Boston and suburban Connecticut got more snow this winter, over several days, than did Bristol Bay over the entire winter. Last summer, fish struggled to swim upstream and spawn or died in overcrowded creeks that were unusually shallow because of the low water level in Togiak Lake, caused by the warm winter before. “It’s affected everybody’s lifestyle,” says Martin. “There’s less hunting and there’s less experience. It affects the kids culturally.”
Last year was the warmest on record for the entire planet, with the difference in Bristol Bay, some 9 degrees Fahrenheit above normal, particularly extreme. The annual Iditarod sled dog race in March had to be moved farther north, from a largely snowless Anchorage to Fairbanks. In Alaska’s far north, at least a dozen villages, including Kivalina, Shaktoolik and Shishmaref, plan to relocate because warmer, higher seas have exacerbated coastal erosion, and seal and whale hunting have been curtailed by thinning sea ice.
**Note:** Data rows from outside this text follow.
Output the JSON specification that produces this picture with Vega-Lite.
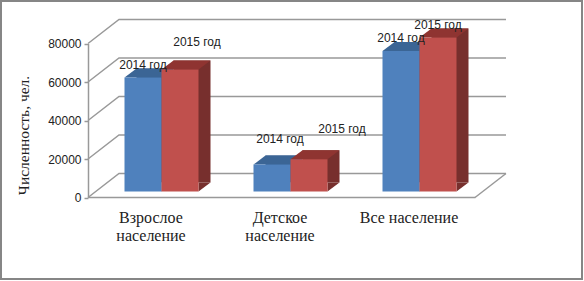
{"$schema":"https://vega.github.io/schema/vega-lite/v6.json","autosize":{"type":"none"},"padding":{"left":1,"top":1,"right":2,"bottom":2},"width":581,"height":278,"background":"white","config":{"view":{"stroke":"#868686","strokeWidth":2}},"datasets":{"main":[{"cat":"Взрослое население","year":"2014","value":59200,"label":"2014 год"},{"cat":"Взрослое население","year":"2015","value":63400,"label":"2015 год"},{"cat":"Детское население","year":"2014","value":14000,"label":"2014 год"},{"cat":"Детское население","year":"2015","value":16800,"label":"2015 год"},{"cat":"Все население","year":"2014","value":73000,"label":"2014 год"},{"cat":"Все население","year":"2015","value":80000,"label":"2015 год"}],"ticks":[{"cat":"Взрослое население","year":"2014","value":0},{"cat":"Взрослое население","year":"2014","value":20000},{"cat":"Взрослое население","year":"2014","value":40000},{"cat":"Взрослое население","year":"2014","value":60000},{"cat":"Взрослое население","year":"2014","value":80000}]},"data":{"name":"main"},"encoding":{"x":{"field":"cat","type":"nominal","sort":null,"title":null,"scale":{"domain":["Взрослое население","Детское население","Все население"],"range":[87,474],"paddingInner":0,"paddingOuter":0},"axis":{"orient":"bottom","offset":-82,"labelAngle":0,"ticks":false,"domainColor":"#999999","domainWidth":1.5,"labelFont":"Liberation Serif","labelFontSize":16,"labelColor":"#222222","labelPadding":12,"labelLineHeight":18,"labelOffset":-1.5,"labelExpr":"datum.value == 'Все население' ? datum.label : split(datum.label,' ')","labelLimit":0}},"xOffset":{"field":"year","type":"nominal","scale":{"type":"point","domain":["2014","2015"],"range":[55,92],"padding":0}},"y":{"field":"value","type":"quantitative","scale":{"domain":[0,80000],"range":[196.5,42.5]},"title":"Численность, чел.","axis":{"orient":"left","offset":-87,"values":[0,20000,40000,60000,80000],"grid":false,"format":"d","domainColor":"#999999","domainWidth":1.5,"tickColor":"#999999","tickSize":4,"tickWidth":1.5,"labelFont":"Liberation Sans","labelFontSize":12,"labelColor":"#222222","labelPadding":3,"titleFont":"Liberation Serif","titleFontSize":15.5,"titleFontWeight":"normal","titleColor":"#222222","titleX":-57,"titleY":134}}},"layer":[{"data":{"name":"ticks"},"mark":{"type":"point","filled":false,"opacity":1,"size":4,"stroke":"#999999","strokeWidth":1.5,"shape":"M-55,0L-24,-24L363,-24"}},{"data":{"name":"ticks"},"transform":[{"filter":"datum.value == 0"}],"mark":{"type":"point","filled":false,"opacity":1,"size":4,"stroke":"#999999","strokeWidth":1.5,"shape":"M332,0L363,-24"}},{"mark":{"type":"bar","yOffset":-15,"y2Offset":-15},"encoding":{"xOffset":{"field":"year","type":"nominal","scale":{"type":"band","domain":["2014","2015"],"range":[48.5,122.5],"paddingOuter":0,"paddingInner":0}},"color":{"field":"year","type":"nominal","legend":null,"scale":{"domain":["2014","2015"],"range":["#385D8A","#772F2D"]}}}},{"mark":{"type":"point","filled":true,"opacity":1,"size":4,"strokeWidth":0,"yOffset":-6,"shape":"M18.5,0L30.5,-9L18.5,-9Z"},"encoding":{"y":{"datum":0},"color":{"field":"year","type":"nominal","legend":null,"scale":{"domain":["2014","2015"],"range":["#385D8A","#772F2D"]}}}},{"mark":{"type":"point","filled":true,"opacity":1,"size":4,"strokeWidth":0,"yOffset":-6,"shape":"M-18.5,0L18.5,0L30.5,-9L-6.5,-9Z"},"encoding":{"color":{"field":"year","type":"nominal","legend":null,"scale":{"domain":["2014","2015"],"range":["#3B6595","#8F3431"]}}}},{"mark":{"type":"bar","yOffset":-6,"y2Offset":-6},"encoding":{"xOffset":{"field":"year","type":"nominal","scale":{"type":"band","domain":["2014","2015"],"range":[36.5,110.5],"paddingOuter":0,"paddingInner":0}},"color":{"field":"year","type":"nominal","legend":null,"scale":{"domain":["2014","2015"],"range":["#4F81BD","#C0504D"]}}}},{"transform":[{"filter":"(datum.cat == 'Взрослое население' && datum.year == '2014') || datum.cat == 'Все население'"}],"mark":{"type":"text","font":"Liberation Sans","fontSize":12,"color":"#222222","dx":0,"dy":-19},"encoding":{"text":{"field":"label"}}},{"transform":[{"filter":"datum.cat == 'Взрослое население' && datum.year == '2015'"}],"mark":{"type":"text","font":"Liberation Sans","fontSize":12,"color":"#222222","dx":17,"dy":-33},"encoding":{"text":{"field":"label"}}},{"transform":[{"filter":"datum.cat == 'Детское население' && datum.year == '2014'"}],"mark":{"type":"text","font":"Liberation Sans","fontSize":12,"color":"#222222","dx":8,"dy":-32},"encoding":{"text":{"field":"label"}}},{"transform":[{"filter":"datum.cat == 'Детское население' && datum.year == '2015'"}],"mark":{"type":"text","font":"Liberation Sans","fontSize":12,"color":"#222222","dx":33,"dy":-36},"encoding":{"text":{"field":"label"}}}],"resolve":{"scale":{"color":"independent","xOffset":"independent"}}}
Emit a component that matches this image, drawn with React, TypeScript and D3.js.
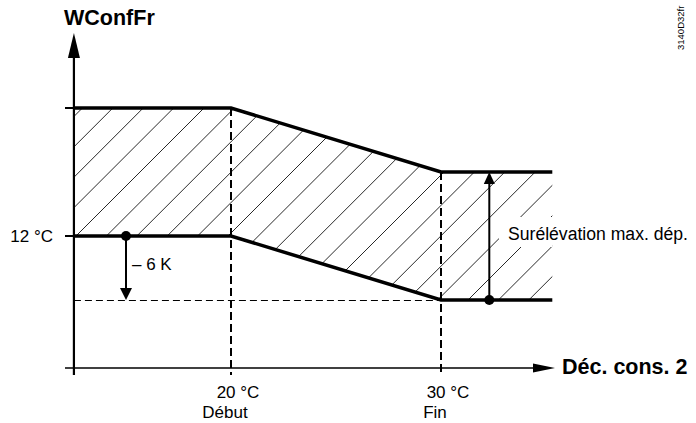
import React from "react";
import * as d3 from "d3";

// Data (x in °C of "Déc. cons. 2", y in °C of "WConfFr")
const xBreaks = [12.52, 20, 30, 35.3];
const lowerLimit = [12, 12, 6, 6];
const upperLimit = [24, 24, 18, 18];
const xTickValues = [20, 30];
const xTickLabels = ["20 °C", "30 °C"];
const xTickSubLabels = ["Début", "Fin"];
const yTickValues = [24, 12];
const yTickLabels = ["", "12 °C"];
const offsetAt = 15; // x position of the -6 K marker
const offsetValue = -6;
const riseAt = 32.3;

const W = 696;
const H = 423;
const FONT = "'Liberation Sans', Arial, Helvetica, sans-serif";

export default function App() {
  const x = d3.scaleLinear().domain([20, 30]).range([231, 441]);
  const y = d3.scaleLinear().domain([6, 24]).range([300, 108]);
  const x0 = x(xBreaks[0]);
  const xAxisY = 368;

  const lowerPts: [number, number][] = xBreaks.map((v, i) => [x(v), y(lowerLimit[i])]);
  const upperPts: [number, number][] = xBreaks.map((v, i) => [x(v), y(upperLimit[i])]);
  const line = d3.line();
  const area = d3
    .area<number>()
    .x((_, i) => x(xBreaks[i]))
    .y0((_, i) => y(lowerLimit[i]))
    .y1((_, i) => y(upperLimit[i]));

  // hatch lines (x + y = c)
  const hatch: number[] = [];
  const spacing = 30.4;
  for (let c = 312 - spacing * 20; c < 1200; c += spacing) hatch.push(c);

  const dashY = Math.round(y(lowerLimit[2])) + 0.5;
  const ox = x(offsetAt);
  const oy0 = y(12);
  const oy1 = y(12 + offsetValue);
  const rx = x(riseAt);

  return (
    <svg
      width={W}
      height={H}
      style={{ position: "absolute", left: 0, top: 0, background: "#fff" }}
      fontFamily={FONT}
    >
      <defs>
        <clipPath id="hatchClip">
          <path d={area(xBreaks.map((_, i) => i)) || ""} />
        </clipPath>
      </defs>
      <g clipPath="url(#hatchClip)">
        {hatch.map((c, i) => (
          <line key={i} x1={c - 100} y1={100} x2={c - 320} y2={320} stroke="#111" strokeWidth={0.9} />
        ))}
        <rect x={499} y={217} width={200} height={30} fill="#fff" />
      </g>

      {/* dashed guides */}
      {xTickValues.map((v, i) => (
        <line
          key={i}
          x1={x(v)}
          x2={x(v)}
          y1={y(upperLimit[i + 1])}
          y2={375}
          stroke="#000"
          strokeWidth={2}
          strokeDasharray="8,4"
        />
      ))}
      <line x1={x0} x2={x(30)} y1={dashY} y2={dashY} stroke="#000" strokeWidth={1} strokeDasharray="7,4" />

      {/* axes */}
      <line x1={x0} x2={x0} y1={50} y2={375} stroke="#000" strokeWidth={2.2} />
      <path d={`M${x0},33 L${x0 - 6},58 L${x0 + 6},58 Z`} fill="#000" />
      <line x1={65} x2={540} y1={xAxisY} y2={xAxisY} stroke="#000" strokeWidth={1.5} />
      <path d={`M555,${xAxisY} L533,${xAxisY - 4.5} L533,${xAxisY + 4.5} Z`} fill="#000" />
      {yTickValues.map((v, i) => (
        <line key={i} x1={65} x2={x0} y1={y(v)} y2={y(v)} stroke="#000" strokeWidth={2} />
      ))}

      {/* limit lines */}
      <path d={line(upperPts) || ""} fill="none" stroke="#000" strokeWidth={3.5} />
      <path d={line(lowerPts) || ""} fill="none" stroke="#000" strokeWidth={3.5} />

      {/* -6 K arrow */}
      <line x1={ox} x2={ox} y1={oy0} y2={oy1 - 10} stroke="#000" strokeWidth={2} />
      <path d={`M${ox},${oy1} L${ox - 6},${oy1 - 12} L${ox + 6},${oy1 - 12} Z`} fill="#000" />
      <circle cx={ox} cy={oy0} r={5} fill="#000" />
      <text x={132} y={270} fontSize={17}>– 6 K</text>

      {/* max rise arrow */}
      <line x1={rx} x2={rx} y1={y(6)} y2={y(18) + 10} stroke="#000" strokeWidth={2} />
      <path d={`M${rx},${y(18)} L${rx - 5.5},${y(18) + 12} L${rx + 5.5},${y(18) + 12} Z`} fill="#000" />
      <circle cx={rx} cy={y(6)} r={5} fill="#000" />
      <text x={508} y={240} fontSize={17.6}>Surélévation max. dép.</text>

      {/* labels */}
      <text x={64} y={25} fontSize={21.5} fontWeight="bold">WConfFr</text>
      <text x={562} y={374} fontSize={21.5} fontWeight="bold">Déc. cons. 2</text>
      {yTickValues.map((v, i) =>
        yTickLabels[i] ? (
          <text key={i} x={53} y={y(v) + 6} fontSize={17} textAnchor="end">{yTickLabels[i]}</text>
        ) : null
      )}
      {xTickValues.map((v, i) => (
        <g key={i}>
          <text x={x(v) + 7} y={398} fontSize={17} textAnchor="middle">{xTickLabels[i]}</text>
          <text x={x(v) - 6} y={418} fontSize={17} textAnchor="middle">{xTickSubLabels[i]}</text>
        </g>
      ))}
      <text transform="translate(684,50) rotate(-90)" fontSize={9.5}>3140D32fr</text>
    </svg>
  );
}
The Western Alaska Landscape Conservation Cooperative is a research organization created and staffed by federal agencies and by University of Alaska scientists. Its projections for 2010 to 2019 show April and October temperatures in Dillingham, the heart of Bristol Bay, hovering within 1 degree of 32 degrees Fahrenheit, a rise of several degrees that threatens to cut a seven-month winter to five months. Winter will get even shorter in the long term, the study says. Over the period from 2090 to 2099, Bristol Bay will lose another two months of winter, with March and November no longer having freezing temperatures. That means over the next four or five generations, winter in Togiak may be reduced to just three months.
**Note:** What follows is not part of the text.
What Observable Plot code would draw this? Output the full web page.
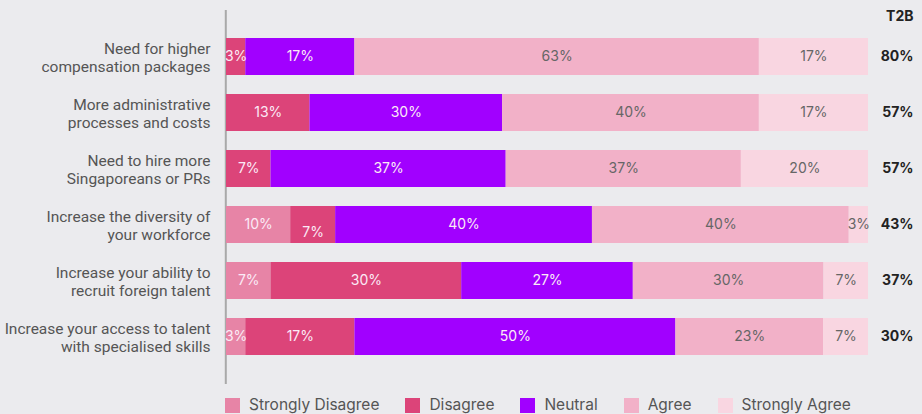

In recent years, researchers have enlisted a citizen’s brigade of Alaska natives in three dozen villages across Bristol Bay to help gather data on changes in their surroundings. People have been posting pictures online of unusual (or unusually early) bugs, fish or plants through so-called local environmental observer networks. (For example: the growth of pussy willow, used as a substitute for aspirin, spotted in January in Togiak, at least three months early, or bees in February in an Aleutian Islands village.) Sam Gosuk, the Togiak school principal, recalled his astonishment at seeing green grass shoots coming out of a river bank in January, four months early. He duly reported the sighting.
Sitting in the school cafeteria with the younger generation around him, Logusak sees himself as a teacher. “Before we get worse,” he says, “I hope I pass on the knowledge. I hope somebody takes over the issues I’ve been working on to protect our subsistence way of life for so many years.”
Half of Togiak’s population are under the age of 18, and they are learning the subsistence way of life from tribal elders and in school. At a class led by Fanny Parker, a teacher of Yupik studies, students learn Yupik vocabulary and grammar, as well as how to make crocheted bullet holders and headbands; one student, Jordan Wassillie, 17, shows off handmade moccasins with deerskin soles, beaver trim and a hand-beaded Air Jordan logo. Only a handful of Togiak students go to college; most drop out by 10th grade. “Most kids want to stay and subsistence hunt and fish, and do commercial fishing,” says Shayla Schwoch, a high school English teacher originally from Auburn, Washington.
Back in Dillingham, the starting point for flights to Togiak, I thumb a ride from the airport to downtown with Tara Kregar, a high school math and science teacher in Dillingham who taught in Togiak last year. I ask if her students, in both places, are aware of climate change. She nods solemnly, then says, “I have students who ask if the world is coming to an end.”